Records with drawing code:
----------

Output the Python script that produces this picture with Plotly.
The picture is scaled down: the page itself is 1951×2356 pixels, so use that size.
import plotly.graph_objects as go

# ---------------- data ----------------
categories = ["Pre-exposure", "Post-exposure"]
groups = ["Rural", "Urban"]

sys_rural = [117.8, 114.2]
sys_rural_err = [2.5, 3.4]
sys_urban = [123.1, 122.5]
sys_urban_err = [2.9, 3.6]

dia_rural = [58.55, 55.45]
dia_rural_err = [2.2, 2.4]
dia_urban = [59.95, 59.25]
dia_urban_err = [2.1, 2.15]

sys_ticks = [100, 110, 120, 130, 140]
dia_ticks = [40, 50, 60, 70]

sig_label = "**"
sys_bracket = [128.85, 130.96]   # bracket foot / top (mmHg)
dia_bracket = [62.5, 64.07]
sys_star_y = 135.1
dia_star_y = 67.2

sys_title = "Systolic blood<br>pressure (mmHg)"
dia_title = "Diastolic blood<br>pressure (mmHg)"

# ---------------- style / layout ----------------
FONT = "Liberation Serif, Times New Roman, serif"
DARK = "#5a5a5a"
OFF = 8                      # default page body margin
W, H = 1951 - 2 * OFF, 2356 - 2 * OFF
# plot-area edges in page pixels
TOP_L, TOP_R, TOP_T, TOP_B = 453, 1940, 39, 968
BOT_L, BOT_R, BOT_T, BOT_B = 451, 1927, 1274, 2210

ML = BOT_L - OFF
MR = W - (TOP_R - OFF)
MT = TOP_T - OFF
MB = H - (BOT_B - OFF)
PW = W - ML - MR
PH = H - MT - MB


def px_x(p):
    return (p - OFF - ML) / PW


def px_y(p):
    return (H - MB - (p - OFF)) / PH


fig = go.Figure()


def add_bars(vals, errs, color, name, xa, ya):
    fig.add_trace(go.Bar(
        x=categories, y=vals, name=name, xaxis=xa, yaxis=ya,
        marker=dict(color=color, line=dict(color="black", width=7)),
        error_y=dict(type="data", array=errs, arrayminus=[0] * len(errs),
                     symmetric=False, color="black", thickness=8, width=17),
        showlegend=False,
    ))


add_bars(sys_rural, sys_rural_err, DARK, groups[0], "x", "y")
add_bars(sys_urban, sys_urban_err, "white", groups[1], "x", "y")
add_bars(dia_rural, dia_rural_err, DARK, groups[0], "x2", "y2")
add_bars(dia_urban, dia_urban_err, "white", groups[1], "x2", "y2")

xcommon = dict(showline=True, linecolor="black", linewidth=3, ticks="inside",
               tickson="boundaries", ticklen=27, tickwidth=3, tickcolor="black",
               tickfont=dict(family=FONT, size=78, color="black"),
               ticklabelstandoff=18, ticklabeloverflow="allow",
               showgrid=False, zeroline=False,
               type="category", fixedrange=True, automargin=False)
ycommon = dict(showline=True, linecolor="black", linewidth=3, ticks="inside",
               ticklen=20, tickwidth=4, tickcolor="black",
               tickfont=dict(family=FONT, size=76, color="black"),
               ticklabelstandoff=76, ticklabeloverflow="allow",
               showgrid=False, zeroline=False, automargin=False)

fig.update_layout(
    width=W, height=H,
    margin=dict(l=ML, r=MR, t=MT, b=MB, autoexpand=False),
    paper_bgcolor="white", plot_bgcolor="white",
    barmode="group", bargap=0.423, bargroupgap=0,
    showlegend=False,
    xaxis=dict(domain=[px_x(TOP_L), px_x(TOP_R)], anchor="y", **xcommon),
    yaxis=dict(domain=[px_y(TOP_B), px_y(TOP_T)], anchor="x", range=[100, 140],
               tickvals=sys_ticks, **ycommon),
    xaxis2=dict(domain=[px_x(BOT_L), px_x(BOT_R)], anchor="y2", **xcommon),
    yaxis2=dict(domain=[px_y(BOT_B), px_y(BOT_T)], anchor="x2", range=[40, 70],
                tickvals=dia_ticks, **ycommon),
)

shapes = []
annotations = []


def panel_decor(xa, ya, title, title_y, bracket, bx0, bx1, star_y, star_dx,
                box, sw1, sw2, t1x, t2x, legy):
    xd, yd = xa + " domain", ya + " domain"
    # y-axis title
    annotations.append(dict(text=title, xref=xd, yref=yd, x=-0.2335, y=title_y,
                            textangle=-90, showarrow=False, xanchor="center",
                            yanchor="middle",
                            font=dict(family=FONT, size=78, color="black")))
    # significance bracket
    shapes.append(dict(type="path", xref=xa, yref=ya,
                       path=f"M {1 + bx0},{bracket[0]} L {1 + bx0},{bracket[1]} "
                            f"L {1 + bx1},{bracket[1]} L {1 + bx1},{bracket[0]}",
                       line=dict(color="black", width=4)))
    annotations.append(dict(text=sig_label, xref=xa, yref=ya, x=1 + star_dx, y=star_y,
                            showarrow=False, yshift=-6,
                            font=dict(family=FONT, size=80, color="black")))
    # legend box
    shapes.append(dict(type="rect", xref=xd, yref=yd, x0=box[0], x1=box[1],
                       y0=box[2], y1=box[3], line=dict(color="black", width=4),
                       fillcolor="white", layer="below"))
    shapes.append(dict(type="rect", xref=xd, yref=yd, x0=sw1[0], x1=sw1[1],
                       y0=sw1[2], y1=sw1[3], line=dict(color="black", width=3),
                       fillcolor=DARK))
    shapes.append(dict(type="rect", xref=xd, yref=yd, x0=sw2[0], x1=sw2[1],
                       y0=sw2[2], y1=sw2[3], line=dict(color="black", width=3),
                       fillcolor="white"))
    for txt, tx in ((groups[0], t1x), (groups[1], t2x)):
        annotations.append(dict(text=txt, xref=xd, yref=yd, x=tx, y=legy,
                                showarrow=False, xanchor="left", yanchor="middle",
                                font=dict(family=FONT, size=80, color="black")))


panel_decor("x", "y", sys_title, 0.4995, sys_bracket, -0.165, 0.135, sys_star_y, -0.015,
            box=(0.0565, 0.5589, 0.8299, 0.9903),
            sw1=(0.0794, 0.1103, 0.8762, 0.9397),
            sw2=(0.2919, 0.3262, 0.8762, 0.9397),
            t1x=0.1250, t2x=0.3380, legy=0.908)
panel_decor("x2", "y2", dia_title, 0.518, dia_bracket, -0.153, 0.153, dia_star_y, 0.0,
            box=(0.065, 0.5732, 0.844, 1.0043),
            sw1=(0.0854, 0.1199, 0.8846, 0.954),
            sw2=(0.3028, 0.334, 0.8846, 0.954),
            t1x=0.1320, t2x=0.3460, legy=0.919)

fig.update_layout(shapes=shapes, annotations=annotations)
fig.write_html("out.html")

----------

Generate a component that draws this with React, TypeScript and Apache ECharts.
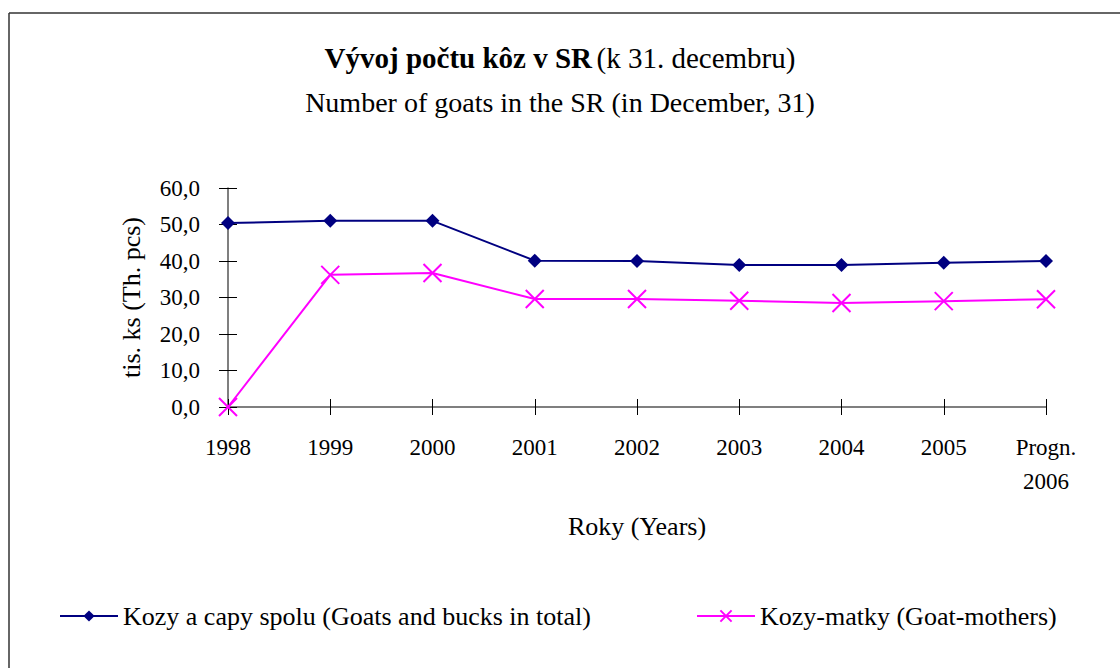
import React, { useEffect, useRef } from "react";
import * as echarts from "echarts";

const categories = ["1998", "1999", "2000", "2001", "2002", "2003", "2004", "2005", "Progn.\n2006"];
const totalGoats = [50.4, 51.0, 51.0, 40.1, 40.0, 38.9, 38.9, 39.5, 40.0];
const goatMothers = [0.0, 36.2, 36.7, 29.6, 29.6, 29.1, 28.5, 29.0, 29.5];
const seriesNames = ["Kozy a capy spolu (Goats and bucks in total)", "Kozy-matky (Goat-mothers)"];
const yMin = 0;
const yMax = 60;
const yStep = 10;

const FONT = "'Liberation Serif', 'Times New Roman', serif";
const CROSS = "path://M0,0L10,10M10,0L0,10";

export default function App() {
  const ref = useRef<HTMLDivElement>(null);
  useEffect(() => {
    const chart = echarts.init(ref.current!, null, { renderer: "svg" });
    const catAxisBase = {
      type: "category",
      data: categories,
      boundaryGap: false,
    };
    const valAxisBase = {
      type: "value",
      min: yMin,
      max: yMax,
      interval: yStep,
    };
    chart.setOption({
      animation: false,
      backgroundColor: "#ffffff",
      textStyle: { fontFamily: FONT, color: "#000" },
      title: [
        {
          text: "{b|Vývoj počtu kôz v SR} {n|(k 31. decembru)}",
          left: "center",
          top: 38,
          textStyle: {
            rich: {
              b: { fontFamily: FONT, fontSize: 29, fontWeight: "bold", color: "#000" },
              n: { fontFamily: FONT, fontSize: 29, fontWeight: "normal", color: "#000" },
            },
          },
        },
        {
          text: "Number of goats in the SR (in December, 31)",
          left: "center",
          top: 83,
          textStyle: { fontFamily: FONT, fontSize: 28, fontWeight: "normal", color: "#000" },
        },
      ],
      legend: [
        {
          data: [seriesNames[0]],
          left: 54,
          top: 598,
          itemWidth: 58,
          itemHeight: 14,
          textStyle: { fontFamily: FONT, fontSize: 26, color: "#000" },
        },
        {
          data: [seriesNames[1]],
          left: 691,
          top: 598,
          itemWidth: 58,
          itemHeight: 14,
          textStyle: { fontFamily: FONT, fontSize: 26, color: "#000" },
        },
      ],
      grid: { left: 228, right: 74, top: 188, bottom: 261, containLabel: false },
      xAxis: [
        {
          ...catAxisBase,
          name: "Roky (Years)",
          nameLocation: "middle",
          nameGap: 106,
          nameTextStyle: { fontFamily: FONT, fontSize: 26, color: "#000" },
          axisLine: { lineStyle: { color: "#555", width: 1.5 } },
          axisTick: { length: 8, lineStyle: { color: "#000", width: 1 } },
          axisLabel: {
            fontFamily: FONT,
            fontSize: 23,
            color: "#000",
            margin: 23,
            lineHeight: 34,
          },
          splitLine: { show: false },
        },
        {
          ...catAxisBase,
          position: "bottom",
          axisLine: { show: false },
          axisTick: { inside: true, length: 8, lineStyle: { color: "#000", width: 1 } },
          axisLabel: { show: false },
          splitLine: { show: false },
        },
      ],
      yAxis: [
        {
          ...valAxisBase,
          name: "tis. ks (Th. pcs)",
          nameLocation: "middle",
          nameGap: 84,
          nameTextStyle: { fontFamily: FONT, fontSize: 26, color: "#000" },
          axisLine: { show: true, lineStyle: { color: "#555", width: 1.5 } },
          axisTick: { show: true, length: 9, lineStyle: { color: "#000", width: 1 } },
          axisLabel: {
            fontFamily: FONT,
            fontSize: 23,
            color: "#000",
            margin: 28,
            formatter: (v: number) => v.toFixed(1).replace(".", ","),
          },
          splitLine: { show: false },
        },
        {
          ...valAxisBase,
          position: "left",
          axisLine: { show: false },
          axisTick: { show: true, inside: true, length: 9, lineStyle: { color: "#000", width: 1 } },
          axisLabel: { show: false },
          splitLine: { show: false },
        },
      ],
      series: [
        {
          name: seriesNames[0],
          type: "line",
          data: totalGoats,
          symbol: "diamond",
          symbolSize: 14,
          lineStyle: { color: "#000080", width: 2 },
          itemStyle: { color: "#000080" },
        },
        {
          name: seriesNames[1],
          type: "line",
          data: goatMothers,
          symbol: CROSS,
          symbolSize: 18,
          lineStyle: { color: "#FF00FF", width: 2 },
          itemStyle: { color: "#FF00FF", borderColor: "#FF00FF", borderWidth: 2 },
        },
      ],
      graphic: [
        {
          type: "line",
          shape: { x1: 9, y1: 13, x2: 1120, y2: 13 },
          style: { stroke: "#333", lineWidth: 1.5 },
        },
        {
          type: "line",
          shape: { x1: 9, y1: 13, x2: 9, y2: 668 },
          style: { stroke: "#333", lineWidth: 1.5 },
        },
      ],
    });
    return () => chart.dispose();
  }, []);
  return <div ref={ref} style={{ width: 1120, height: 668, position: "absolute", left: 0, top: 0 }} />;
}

----------

Problem: What is wanted is an exact copy of the lines from the line containing "Output the Python" to the line containing "sys_urban_err = [2.9, 3.6]", both lines included, and of no other line.

Answer to this task:
Output the Python script that produces this picture with Plotly.
The picture is scaled down: the page itself is 1951×2356 pixels, so use that size.
import plotly.graph_objects as go

# ---------------- data ----------------
categories = ["Pre-exposure", "Post-exposure"]
groups = ["Rural", "Urban"]

sys_rural = [117.8, 114.2]
sys_rural_err = [2.5, 3.4]
sys_urban = [123.1, 122.5]
sys_urban_err = [2.9, 3.6]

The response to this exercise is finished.